This isn’t the movie’s fault. I blame the people who have amped it up over the years. Maybe if I’d watched Martyrs 16 years ago, it would have been a more visceral experience. But viewed today—given all the horror the world is offering up free of charge—the film’s nihilistic message feels a little, “Yeah, so what?”*
As a child, Lucie (Mylène Jampanoï) was tortured for months, only just escaping with her life. At an orphanage, she befriends Anna (Morjana Alaoui). But the trauma is profound, and several years later, having left home, Lucie hunts down her captors: two seemingly ordinary people with grown kids. Lucie, against Anna’s better judgement, slaughters the family. But it’s what Anna finds under the house that changes everything.
The film’s first half is an intense and challenging portrayal of trauma. Laugier’s camera is constantly moving, and the editing is razor-sharp. I’ve said before that I don’t like shaky cam, but here, it elevates the tension, the violence, and the pain. It’s powerful and disturbing. If the movie stopped at the halfway mark, I’d be calling Martyrs a dark, frank portrait of deeply grained trauma.
But it doesn’t end there, and it’s in the second half where the movie stumbles for me. In principle, I don’t have an issue with a secret group of very old, wealthy French people who believe that through pure pain and suffering, especially the pain and suffering of young women, transcendence can be found.** But how it’s meshed into the movie tonally changes the film. It becomes less about trauma and more about torture porn. And, yes, it’s disturbing and sickening, but it all feels rather meaningless as well. I know that’s the point. This is a movie about nihilism. But nihilism, for nihilism’s sake, seems empty to me.***
The first half of the movie is a complex, difficult portrayal of how pain and trauma can shape us into monsters. The second half is just about the monsters and, as a result, is far less interesting or layered.

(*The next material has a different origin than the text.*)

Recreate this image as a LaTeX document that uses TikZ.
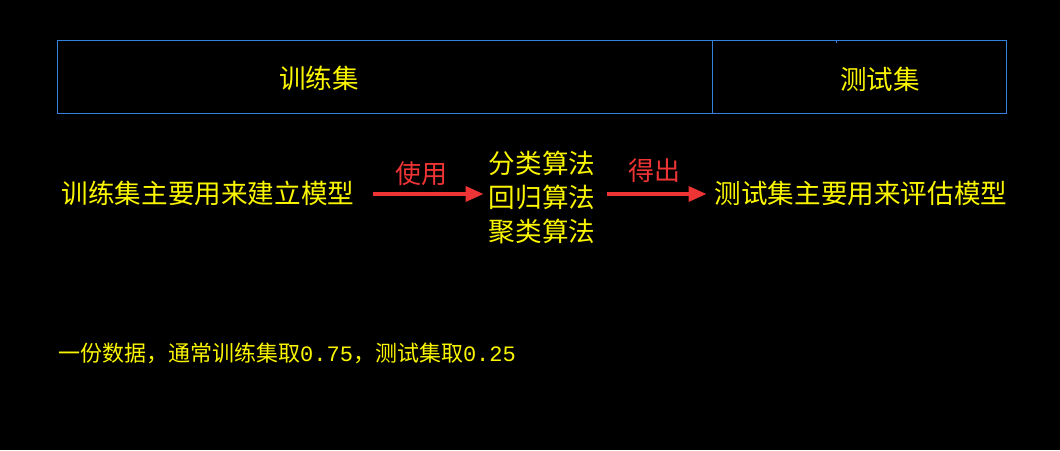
\documentclass[tikz,border=0pt]{standalone}
\usepackage{fontspec}
\setmainfont{Noto Sans CJK SC}
\newfontfamily\digitfont{Liberation Mono}
\usepackage{tikz}
\usetikzlibrary{arrows.meta, positioning}
\definecolor{boxblue}{RGB}{52, 128, 222}
\definecolor{txtyellow}{RGB}{250, 245, 0}
\definecolor{arrred}{RGB}{238, 52, 52}

\begin{document}
\begin{tikzpicture}[
    x=1pt, y=-1pt,
    every node/.style={inner sep=0pt, text=txtyellow},
    bigtext/.style={font=\fontsize{26.6}{34}\selectfont, align=center},
    smalltext/.style={font=\fontsize{22}{24}\selectfont, anchor=west},
    redlabel/.style={font=\fontsize{26}{30}\selectfont, text=arrred},
    splitbox/.style={draw=boxblue, line width=1pt},
    redarrow/.style={draw=arrred, line width=3.5pt, -{Triangle[length=18pt, width=15pt]}}
]
    \fill[black] (0,0) rectangle (1060,450);

    \draw[splitbox] (57,40) rectangle (712,113);
    \draw[splitbox] (712,40) rectangle (1006,113);
    \draw[boxblue, line width=1pt] (836,40) -- (836,43);
    \node[bigtext] (trainhead) at (319,78) {训练集};
    \node[bigtext] (testhead) at (880,79) {测试集};

    \node[bigtext] (train) at (208,193) {训练集主要用来建立模型};
    \node[bigtext] (algo) at (542,197) {分类算法\\回归算法\\聚类算法};
    \node[bigtext] (test) at (861,193) {测试集主要用来评估模型};

    \draw[redarrow, shorten <=18pt, shorten >=5pt] (train.east |- 0,194) -- (algo.west |- 0,194)
        node[redlabel, midway, above=7pt] (use) {使用};
    \draw[redarrow, shorten <=12pt, shorten >=8pt] (algo.east |- 0,194) -- (test.west |- 0,194)
        node[redlabel, midway, above=10pt] (get) {得出};

    \node[smalltext] (note) at (58,353) {一份数据，通常训练集取{\digitfont 0.75}，测试集取{\digitfont 0.25}};
\end{tikzpicture}
\end{document}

*There’s sicker, more savage filmss out there. I’m not flexing here. I happen to have watched a fuck-tonne of splatter gore. Once you’ve seen August Underground or Slaughtered Vomit Dolls or Cannibal Holocaust or Salo, or A Serbian Film, a film needs to be fucking foul to push the needle.
**The misogyny implicit in this is, of course, repulsive, but also very much the point.
** I appreciate that what we’re seeing on the screen reflects Laugier’s headspace at the time. But this shouldn’t skew my reaction to the movie.